Minister of Employment and Labor
- Incumbent
- Assumed office 21 July 2025
- President: Lee Jae Myung
- Prime Minister: Kim Min-seok Han Seong-sook
- Preceded by: Kim Moon-soo

Personal details
- Born: 1968 (age 57–58) Busan, South Korea
- Party: Democratic Party
- Other political affiliations: Justice Party Democratic Alliance of Korea (formerly)
- Alma mater: Dong-A University (BS) Sungkonghoe University (MA)

Korean name
- Hangul: 김영훈
- RR: Gim Yeonghun
- MR: Kim Yŏnghun

= Kim Young-hoon (politician) =

South Korean politician (born 1968)

Kim Young-hoon (born 1968) is a South Korean labor activist and politician who has served as the country's minister of employment and labor since July 2025.

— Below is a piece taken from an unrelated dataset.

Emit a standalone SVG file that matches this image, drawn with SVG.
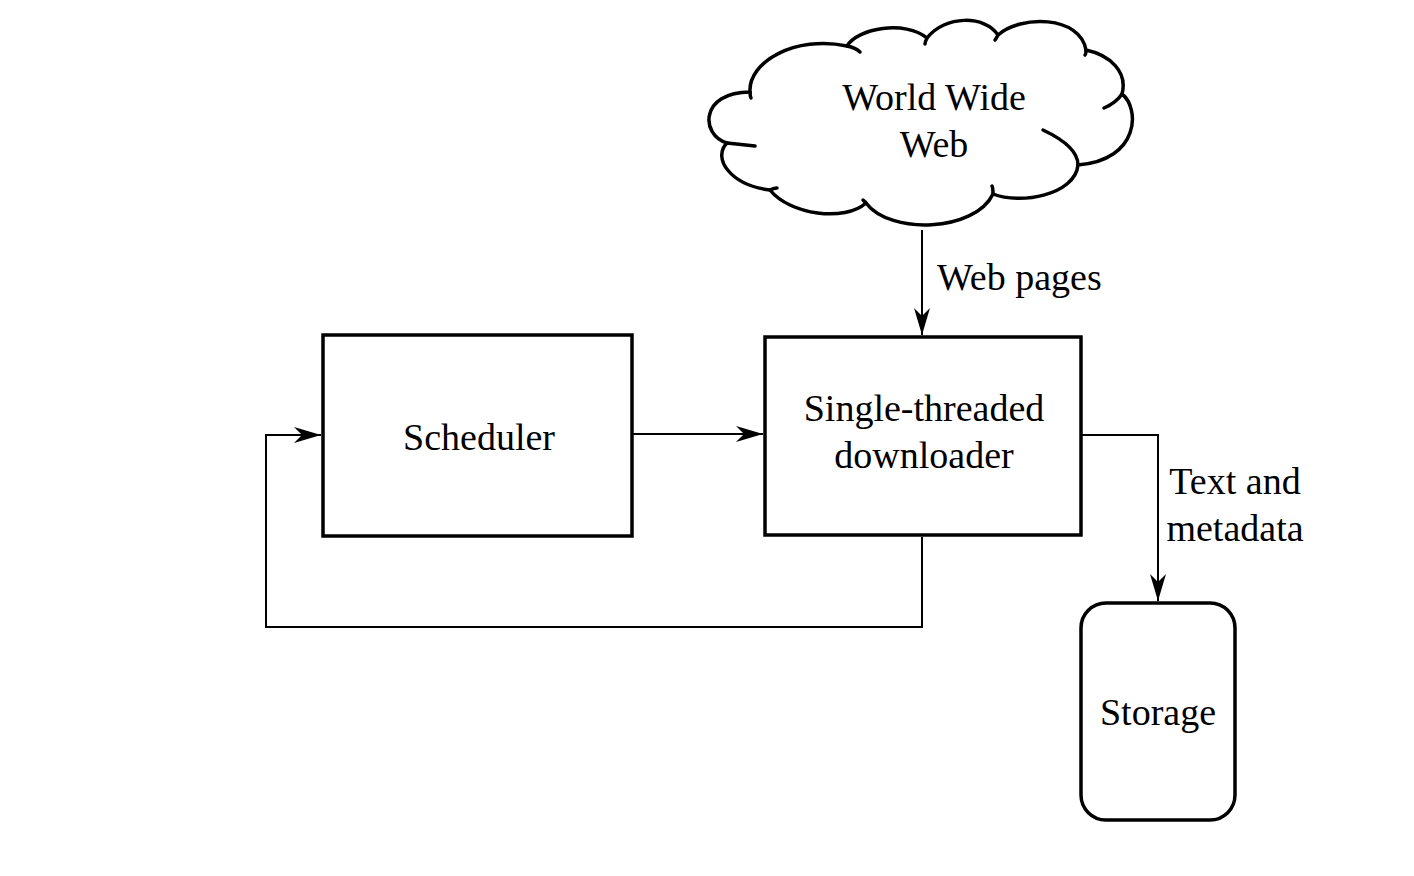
<svg xmlns="http://www.w3.org/2000/svg" width="1414" height="876" viewBox="0 0 1414 876">
<style>
.box{fill:#fff;stroke:#000;stroke-width:3.5}
.cl{fill:none;stroke:#000;stroke-width:3.5;stroke-linecap:round}
.edge{fill:none;stroke:#000;stroke-width:2}
text{font-family:"Liberation Serif","Times New Roman",serif;font-size:38px;fill:#000}
.c{text-anchor:middle}
</style>
<defs>
<marker id="arr" markerUnits="userSpaceOnUse" markerWidth="28" markerHeight="18" refX="27" refY="8" orient="auto">
<path d="M0,0 L27,8 L0,16 L8,8 Z" fill="#000"/>
</marker>
</defs>
<rect width="1414" height="876" fill="#fff"/>
<g id="cloud">
<path class="cl" style="fill:#fff" d="M750,92 C748,62 795,35 847,46 C858,28 905,20 927,38 C945,15 985,15 998,35 C1020,15 1080,15 1086,50 C1110,55 1128,72 1122,94 C1140,108 1140,160 1078,165 C1075,195 1020,205 993,194 C975,232 890,235 866,203 C845,222 790,215 770,190 C730,185 712,158 727,143 C700,135 700,92 750,92 Z"/>
<path class="cl" d="M847,46 C852,47 857,49 860,52"/>
<path class="cl" d="M927,38 C926,40 925,42 925,44"/>
<path class="cl" d="M998,35 C997,37 996,39 995,40"/>
<path class="cl" d="M1086,50 C1086,52 1086,54 1085,55"/>
<path class="cl" d="M1122,94 C1118,100 1111,105 1104,108"/>
<path class="cl" d="M1043,130 C1060,138 1078,150 1078,165"/>
<path class="cl" d="M993,194 C993,191 993,188 992,186"/>
<path class="cl" d="M866,203 C865,202 864,201 863,200"/>
<path class="cl" d="M770,190 C772,189 775,188 777,188"/>
<path class="cl" d="M727,143 C737,144 746,145 755,146"/>
<path class="cl" d="M750,92 C750,94 750,96 751,98"/>
<text class="c" x="934" y="110">World Wide</text>
<text class="c" x="934" y="157">Web</text>
</g>
<g id="scheduler">
<rect class="box" x="323" y="335" width="309" height="201"/>
<text class="c" x="479" y="450">Scheduler</text>
</g>
<g id="downloader">
<rect class="box" x="765" y="337" width="316" height="198"/>
<text class="c" x="924" y="421">Single-threaded</text>
<text class="c" x="924" y="468">downloader</text>
</g>
<g id="storage">
<rect class="box" x="1081" y="603" width="154" height="217" rx="25" ry="25"/>
<text class="c" x="1158" y="725">Storage</text>
</g>
<g id="connectors">
<path class="edge" d="M922,230 L922,335" marker-end="url(#arr)"/>
<path class="edge" d="M632,434 L763,434" marker-end="url(#arr)"/>
<path class="edge" d="M922,537 L922,627 L266,627 L266,435 L321,435" marker-end="url(#arr)"/>
<path class="edge" d="M1082,435 L1158,435 L1158,601" marker-end="url(#arr)"/>
<text x="937" y="290">Web pages</text>
<text class="c" x="1235" y="494">Text and</text>
<text class="c" x="1235" y="541">metadata</text>
</g>
</svg>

==Early life and education==
Kim was born in 1968 in Busan, South Korea. He graduated from Masan Central High School and studied Bachelor of Science (B.S.) in Animal Science at Dong-A University. He later took Master of Arts (M.A.) in Political Science at the Graduate School of NGO Studies at Sungkonghoe University.

==Career==
He began his career as a railroad engineer in 1992 at the Korea Railroad Corporation (KORAIL). There, he came to serve as the head of the Busan branch of the railroad union in 2000 and as national Chairperson in 2004. He held the position of Chairperson of the Korean Confederation of Trade Unions (KCTU) from 2010 to 2012.

Kim entered politics by joining the Justice Party in 2017. He assisted President Lee Jae Myung in presidential elections. In April 2024, he received the 20th proportional representation seat from the Democratic Party's satellite party, the Democratic Alliance.

In 2025, the presidential office designated the candidate, saying, "We expect him to play a role in strengthening the rights of workers through reducing industrial accidents, amending the yellow envelope law, and implementing a 4.5-day workweek."